## start Supplied material
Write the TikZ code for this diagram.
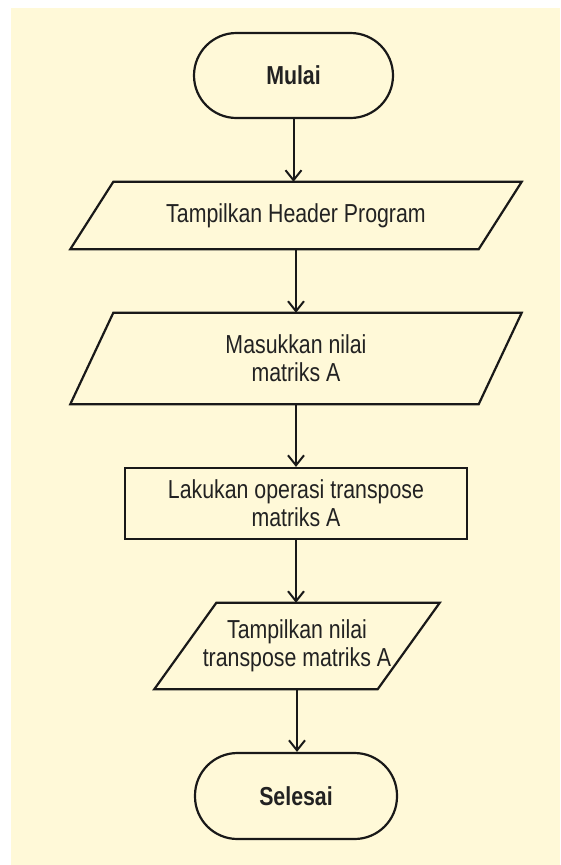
\documentclass[tikz,border=0pt]{standalone}
\usepackage{fontspec}
\setmainfont{Liberation Sans}[FakeStretch=0.82]
\usetikzlibrary{arrows.meta}
\definecolor{paper}{RGB}{255,249,216}
\definecolor{ink}{RGB}{25,25,25}
\definecolor{txt}{RGB}{34,34,34}

\begin{document}
\begin{tikzpicture}[x=1pt,y=-1pt,
  every node/.style={font=\fontsize{26}{28}\selectfont, text=txt, align=center, inner sep=0pt},
  term/.style={draw=ink, line width=2.2pt, rounded corners=42.5pt,
               font=\fontsize{26}{28}\selectfont\bfseries},
  proc/.style={draw=ink, line width=2.2pt},
  io/.style={},
  outline/.style={draw=ink, line width=2.2pt, line join=miter},
  arr/.style={draw=ink, line width=2pt, -{Straight Barb[length=10pt,width=16pt]}}
]
% page and background panel
\useasboundingbox (0,0) rectangle (560,865);
\fill[white] (0,0) rectangle (560,865);
\fill[paper] (11,8) rectangle (560,865);

% start
\node[term, minimum width=199pt, minimum height=85pt] (mulai) at (293.5,75.5) {Mulai};

% output: header
\node[io, minimum width=408pt, minimum height=67pt] (header) at (296,215.5) {Tampilkan Header Program};
\draw[outline] ([xshift=21.5pt]header.north west) -- ([xshift=21.5pt]header.north east)
  -- ([xshift=-21.5pt]header.south east) -- ([xshift=-21.5pt]header.south west) -- cycle;

% input: matrix A
\node[io, minimum width=408pt, minimum height=91pt] (input) at (296,358.5) {Masukkan nilai\\matriks A};
\draw[outline] ([xshift=21.5pt]input.north west) -- ([xshift=21.5pt]input.north east)
  -- ([xshift=-21.5pt]input.south east) -- ([xshift=-21.5pt]input.south west) -- cycle;

% process: transpose
\node[proc, minimum width=342pt, minimum height=71pt] (op) at (296,503.5) {Lakukan operasi transpose\\matriks A};

% output: transposed matrix
\node[io, minimum width=223pt, minimum height=86pt] (result) at (297,646) {Tampilkan nilai\\transpose matriks A};
\draw[outline] ([xshift=31pt]result.north west) -- ([xshift=31pt]result.north east)
  -- ([xshift=-31pt]result.south east) -- ([xshift=-31pt]result.south west) -- cycle;

% end
\node[term, minimum width=202pt, minimum height=86pt] (selesai) at (296,796) {Selesai};

% flow
\draw[arr] (mulai.south) -- (mulai.south |- header.north);
\draw[arr] (header.south) -- (header.south |- input.north);
\draw[arr] (input.south) -- (input.south |- op.north);
\draw[arr] (op.south) -- (op.south |- result.north);
\draw[arr] (result.south) -- (result.south |- selesai.north);
\end{tikzpicture}
\end{document}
## end Supplied material
# To be done
Repeat the listing above up to and including the line with "-- ([xshift=-21.5pt]header.south east)", starting from its first line. Drop any pictures.

# Output of the task
Write the TikZ code for this diagram.
\documentclass[tikz,border=0pt]{standalone}
\usepackage{fontspec}
\setmainfont{Liberation Sans}[FakeStretch=0.82]
\usetikzlibrary{arrows.meta}
\definecolor{paper}{RGB}{255,249,216}
\definecolor{ink}{RGB}{25,25,25}
\definecolor{txt}{RGB}{34,34,34}

\begin{document}
\begin{tikzpicture}[x=1pt,y=-1pt,
  every node/.style={font=\fontsize{26}{28}\selectfont, text=txt, align=center, inner sep=0pt},
  term/.style={draw=ink, line width=2.2pt, rounded corners=42.5pt,
               font=\fontsize{26}{28}\selectfont\bfseries},
  proc/.style={draw=ink, line width=2.2pt},
  io/.style={},
  outline/.style={draw=ink, line width=2.2pt, line join=miter},
  arr/.style={draw=ink, line width=2pt, -{Straight Barb[length=10pt,width=16pt]}}
]
% page and background panel
\useasboundingbox (0,0) rectangle (560,865);
\fill[white] (0,0) rectangle (560,865);
\fill[paper] (11,8) rectangle (560,865);

% start
\node[term, minimum width=199pt, minimum height=85pt] (mulai) at (293.5,75.5) {Mulai};

% output: header
\node[io, minimum width=408pt, minimum height=67pt] (header) at (296,215.5) {Tampilkan Header Program};
\draw[outline] ([xshift=21.5pt]header.north west) -- ([xshift=21.5pt]header.north east)
  -- ([xshift=-21.5pt]header.south east) -- ([xshift=-21.5pt]header.south west) -- cycle;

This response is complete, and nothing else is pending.